Well, I have been the wife of a seminary student for a year and a half
now and to say it's not what I had expected is a huge understatement.

When we decided to move here I was very excited well, the excitement
faded fast. It soon became clear that during the school semester I
would basically become a single parent because alex would spend his
nights doing large amounts of reading and homework. Yes I realized he
would have homework but I did not realize that would mean tending to
the kids everynight until thier bedtime.

The seminary is horrible in letting spouses know what is happening too
they expect the student to pass the information along, what they don't
realize is you don't see each other.

Then there is internship which still makes my blood boil. They expect
you to uproot your family and move here and then just as you kids are
getting accepted at school (Bexley is horrible at welcoming new people
especially once they find out where you live, I have made friends with
s few of the moms but not many) then they MAKE you move away for a
year to turn around and move back for a year. Well I am sorry one move
is hard enough on a child but 3 in 4 years come can we be a little
realistic please. Yes I am still ticked about the whole thing I don't
understand why it's always the same person sacrificing in a
relationship. I guess the good thing is I think our marriage is strong
enough to overcome the obstacles.

Then there is church, I was thinking oh we'll be at seminary I'll get
to learn things about the Bible seems how I know squat.

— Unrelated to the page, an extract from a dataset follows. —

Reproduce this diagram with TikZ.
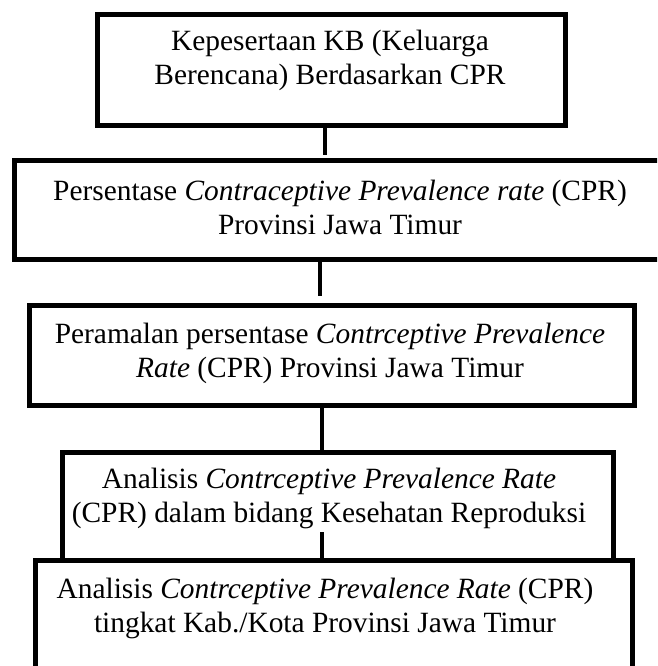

Well, just
like everything else that isn't happening either, I don't even get to
go church which has resulted in me pretty much completely losing all
faith & having no desire to go to church. Yes I could go to church
with alex but I don't feel it's worth it the church he has to go to is
pretty much against everything I believe & there is a church that we
could walk to but I have no respect for the pastor.

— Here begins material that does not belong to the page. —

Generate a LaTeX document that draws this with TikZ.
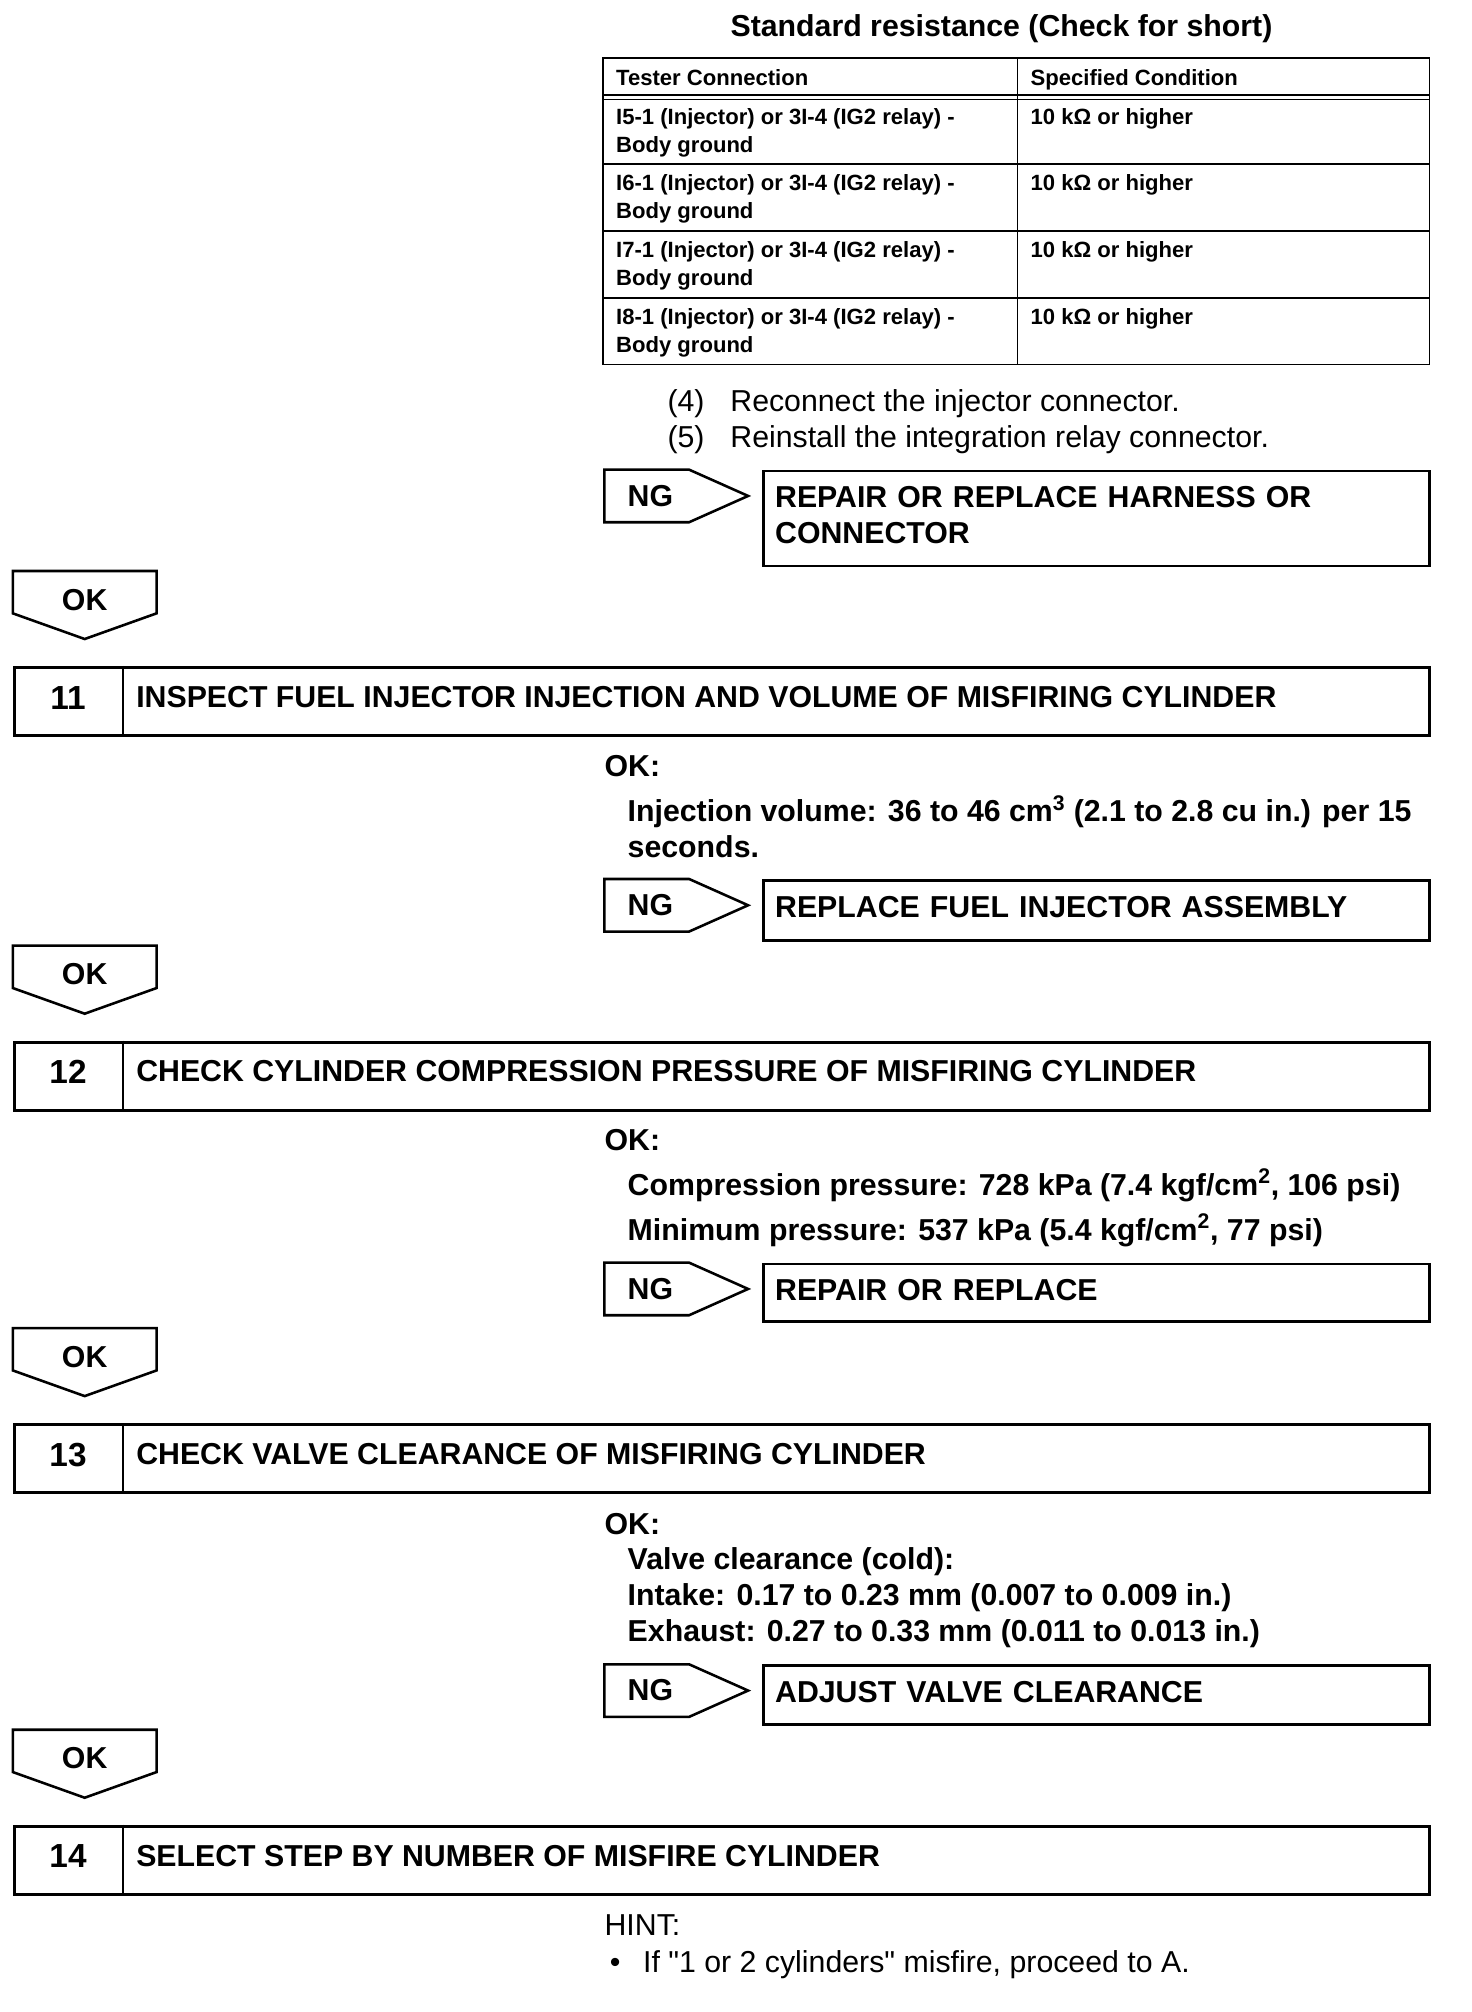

I don't know if it's the fact that I haven't seen the sun in at least
a month, or that I feel very alone lately, or that I've just been
keeping everything too bottled up but this blog seemed to turn into a
major bitchfest. I know that I struggle in the winter with being
alone & depression but lately I just don't feel myself.

2 comments:

Nita said...

I feel your pain. The Seminary does not include the spouses and does not support them in any way. i miss my family back home terribly. I was homesick for the first year. Internship is better because at least you see your husband more. Also, you can get involved as much as you want with his church. Can't you restrict to Columbus instead of moving again? I'm here if you need me,,,I'm a great listener. Wanetta

Unknown said...

I am not quite sure what to say other than I would not do anything to intentionally hurt us or our family. I Love you with all my heart. I will have to admit that when you told me about that position at the zoo I was intrigued by it, but not sure what to make of it.